Director: Hayao Miyazaki
My first experience with Studio Ghibli was watching Princess Mononoke. I had never seen Japanese animation before and was unprepared for the style, the action, and the dubbing. It was an art form that I wouldn’t appreciate until years later, even though the studio was becoming famous worldwide. Mononoke, Spirited Away, Howl’s Moving Castle, Ponyo, Arrietty, The Wind Rises, When Marnie Was There; these are some of the most widely known and successful animated movies of all-time, though Americans continue to prefer Disney, Pixar, and other local animation studies. But the power of Ghibli can’t be denied, as their films are an artistic medium all on their own and continue to amaze us with wonderful stories brought to life with dazzling talent.
This is a tale of the Japanese engineer Jiro Horikoshi, a fictitious account of his personal life, layered with historic events leading up to Japan entering WWII. Jiro was obsessed with airplanes; their beauty, their lines, their power, their creation. He was inspired by Italian aircraft designer Giovanni Caproni, who would pleasantly haunt his dreams Jiro’s entire life, pushing him to take Japanese aeronautics to places it had never been before. Jiro worked for Mitsubishi, which worked for the government, and his primary job was creating fighter jets for the military, as war with the West was fast approaching. During this time of chaos, Jiro fell in love with the wonderful Nahoko, who was ill and not long for this world, but who made him happier than anything else he had experienced in his life. Jiro’s passion fueled Japan’s advancement, but only toward war and suffering, not toward the freedom of the skies that he always imagined.

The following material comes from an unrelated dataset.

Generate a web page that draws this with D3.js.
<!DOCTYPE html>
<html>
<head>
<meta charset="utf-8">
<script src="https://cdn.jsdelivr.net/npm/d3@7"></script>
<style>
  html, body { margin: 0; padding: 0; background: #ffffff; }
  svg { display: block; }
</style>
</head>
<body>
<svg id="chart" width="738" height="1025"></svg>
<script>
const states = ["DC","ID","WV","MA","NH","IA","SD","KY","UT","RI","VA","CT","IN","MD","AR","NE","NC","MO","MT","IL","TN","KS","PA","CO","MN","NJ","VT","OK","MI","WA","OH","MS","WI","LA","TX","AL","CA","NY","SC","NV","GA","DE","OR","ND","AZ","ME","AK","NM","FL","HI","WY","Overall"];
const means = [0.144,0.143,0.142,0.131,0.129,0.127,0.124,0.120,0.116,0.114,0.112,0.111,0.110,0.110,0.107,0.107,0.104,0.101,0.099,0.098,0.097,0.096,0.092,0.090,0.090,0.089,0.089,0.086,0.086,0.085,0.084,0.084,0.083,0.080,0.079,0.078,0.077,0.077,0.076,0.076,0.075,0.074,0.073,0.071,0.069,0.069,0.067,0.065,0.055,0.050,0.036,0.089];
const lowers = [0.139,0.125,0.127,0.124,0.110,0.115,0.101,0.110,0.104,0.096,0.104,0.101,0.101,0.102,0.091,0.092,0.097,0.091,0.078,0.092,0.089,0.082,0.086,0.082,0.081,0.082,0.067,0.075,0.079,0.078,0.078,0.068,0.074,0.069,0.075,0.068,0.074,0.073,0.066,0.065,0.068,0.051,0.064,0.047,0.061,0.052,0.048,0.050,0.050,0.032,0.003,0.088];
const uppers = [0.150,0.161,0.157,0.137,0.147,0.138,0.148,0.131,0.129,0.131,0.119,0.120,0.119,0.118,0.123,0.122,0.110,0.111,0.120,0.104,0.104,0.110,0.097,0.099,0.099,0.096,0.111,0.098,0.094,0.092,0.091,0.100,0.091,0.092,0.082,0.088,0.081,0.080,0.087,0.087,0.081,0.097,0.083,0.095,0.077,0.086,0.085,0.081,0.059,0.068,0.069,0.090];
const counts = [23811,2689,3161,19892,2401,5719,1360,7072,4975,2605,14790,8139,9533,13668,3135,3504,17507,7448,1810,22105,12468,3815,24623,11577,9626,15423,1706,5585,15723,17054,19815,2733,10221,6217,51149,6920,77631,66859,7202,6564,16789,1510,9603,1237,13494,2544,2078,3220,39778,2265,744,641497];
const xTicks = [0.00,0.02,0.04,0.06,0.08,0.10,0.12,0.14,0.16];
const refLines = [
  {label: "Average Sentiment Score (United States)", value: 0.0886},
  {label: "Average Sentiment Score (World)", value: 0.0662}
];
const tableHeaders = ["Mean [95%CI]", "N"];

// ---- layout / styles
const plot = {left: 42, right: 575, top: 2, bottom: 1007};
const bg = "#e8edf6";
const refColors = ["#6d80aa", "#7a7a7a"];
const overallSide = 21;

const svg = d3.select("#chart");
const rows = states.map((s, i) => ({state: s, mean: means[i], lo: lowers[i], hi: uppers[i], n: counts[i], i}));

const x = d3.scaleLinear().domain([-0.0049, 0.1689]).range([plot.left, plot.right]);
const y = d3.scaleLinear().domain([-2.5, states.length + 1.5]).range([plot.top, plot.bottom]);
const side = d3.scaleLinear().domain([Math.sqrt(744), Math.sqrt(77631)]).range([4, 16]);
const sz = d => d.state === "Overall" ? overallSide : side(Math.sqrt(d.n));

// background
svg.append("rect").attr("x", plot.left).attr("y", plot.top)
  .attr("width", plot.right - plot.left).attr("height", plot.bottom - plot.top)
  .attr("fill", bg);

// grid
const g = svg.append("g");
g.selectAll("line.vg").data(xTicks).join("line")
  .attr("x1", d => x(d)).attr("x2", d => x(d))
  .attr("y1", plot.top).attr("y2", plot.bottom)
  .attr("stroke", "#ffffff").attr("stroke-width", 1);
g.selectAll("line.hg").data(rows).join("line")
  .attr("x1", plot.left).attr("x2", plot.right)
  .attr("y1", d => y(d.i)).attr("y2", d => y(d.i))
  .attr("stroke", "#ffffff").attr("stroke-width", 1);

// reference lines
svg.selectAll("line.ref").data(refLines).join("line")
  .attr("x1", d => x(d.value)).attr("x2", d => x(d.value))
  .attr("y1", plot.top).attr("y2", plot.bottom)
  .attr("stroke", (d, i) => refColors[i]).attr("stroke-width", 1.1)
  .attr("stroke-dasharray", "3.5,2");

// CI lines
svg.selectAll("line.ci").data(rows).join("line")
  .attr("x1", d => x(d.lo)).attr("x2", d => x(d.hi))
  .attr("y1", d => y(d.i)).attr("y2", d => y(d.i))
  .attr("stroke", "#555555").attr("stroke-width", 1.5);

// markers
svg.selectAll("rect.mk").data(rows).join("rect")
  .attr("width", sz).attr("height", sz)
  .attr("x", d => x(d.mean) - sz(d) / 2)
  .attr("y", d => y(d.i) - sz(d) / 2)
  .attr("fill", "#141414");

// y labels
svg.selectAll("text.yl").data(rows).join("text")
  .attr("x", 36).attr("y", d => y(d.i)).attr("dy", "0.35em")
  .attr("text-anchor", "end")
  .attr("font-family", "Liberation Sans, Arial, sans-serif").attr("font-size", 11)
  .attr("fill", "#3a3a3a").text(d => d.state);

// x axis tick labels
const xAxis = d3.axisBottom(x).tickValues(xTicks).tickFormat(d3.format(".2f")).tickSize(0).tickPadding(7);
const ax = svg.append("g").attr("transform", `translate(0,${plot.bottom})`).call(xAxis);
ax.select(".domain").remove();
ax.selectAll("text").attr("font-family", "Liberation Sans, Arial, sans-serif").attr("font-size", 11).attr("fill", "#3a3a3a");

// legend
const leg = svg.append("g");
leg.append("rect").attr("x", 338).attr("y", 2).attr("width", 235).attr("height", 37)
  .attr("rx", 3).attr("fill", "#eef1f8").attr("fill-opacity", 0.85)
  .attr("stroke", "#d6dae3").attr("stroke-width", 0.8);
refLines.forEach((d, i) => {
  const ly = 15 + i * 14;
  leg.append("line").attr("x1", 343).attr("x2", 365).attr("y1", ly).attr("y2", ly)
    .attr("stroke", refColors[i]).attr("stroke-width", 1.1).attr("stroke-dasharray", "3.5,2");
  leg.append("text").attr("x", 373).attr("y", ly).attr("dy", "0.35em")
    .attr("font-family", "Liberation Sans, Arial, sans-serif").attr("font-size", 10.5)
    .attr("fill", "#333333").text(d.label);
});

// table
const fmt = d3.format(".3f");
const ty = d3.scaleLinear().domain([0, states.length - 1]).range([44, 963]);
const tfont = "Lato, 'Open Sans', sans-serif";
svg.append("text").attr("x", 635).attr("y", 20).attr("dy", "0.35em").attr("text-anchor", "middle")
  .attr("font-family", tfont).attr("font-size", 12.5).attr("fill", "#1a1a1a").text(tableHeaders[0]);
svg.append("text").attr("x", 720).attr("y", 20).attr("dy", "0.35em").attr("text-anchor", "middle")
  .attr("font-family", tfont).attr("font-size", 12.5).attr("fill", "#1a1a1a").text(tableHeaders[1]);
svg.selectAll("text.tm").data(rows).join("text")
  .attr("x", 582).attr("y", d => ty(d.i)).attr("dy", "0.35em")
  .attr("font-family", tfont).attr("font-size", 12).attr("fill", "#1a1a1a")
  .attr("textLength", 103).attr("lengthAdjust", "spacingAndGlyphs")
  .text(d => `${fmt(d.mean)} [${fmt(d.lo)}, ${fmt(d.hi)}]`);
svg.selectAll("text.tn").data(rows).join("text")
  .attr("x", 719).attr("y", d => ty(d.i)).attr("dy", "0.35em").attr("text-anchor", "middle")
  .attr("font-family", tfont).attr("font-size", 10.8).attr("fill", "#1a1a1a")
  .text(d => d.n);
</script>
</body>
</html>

The Wind Rises is a variation from typical Ghibli as it’s not made for kids, contains almost no whimsy, uses animation to focus on darker themes, and relates true history, all while still laying back on a support of stellar animation and unbelievable storytelling. The film touches on a real earthquake, the Great Depression, a tuberculosis epidemic, and WWII, each event seen through the eyes of our main character, audiences guided along through the timeline to experience the reality but also to enjoy the artistic representation. There are some more-magical elements, mainly Jiro’s dreams, his imagined conversations with the man who inspired his love of aeronautics. But the movie mainly stays grounded (mind the pun), and therefor doesn’t exactly cast the same magical spell as so many others in the studio’s filmography. The Hollywood cast is great: JGL, Blunt, Krasinski, Stanly Tucci, Martin Short, Mandy Patinkin, Mae Whitman, Werner Herzog, Jennifer Gray, William H. Macy, Elijah Wood. And the animation, wow, it will quite literally blow you away. Perhaps I didn’t love Wind Rises as much as Ponyo or Arrietty, perhaps the kid in me was slightly disappointed. But there’s no doubt that this film is another great Ghibli feature, that no one else can create movies like this, so beautiful and so minutely perfect, a work of art on our screens that we are lucky to have seen.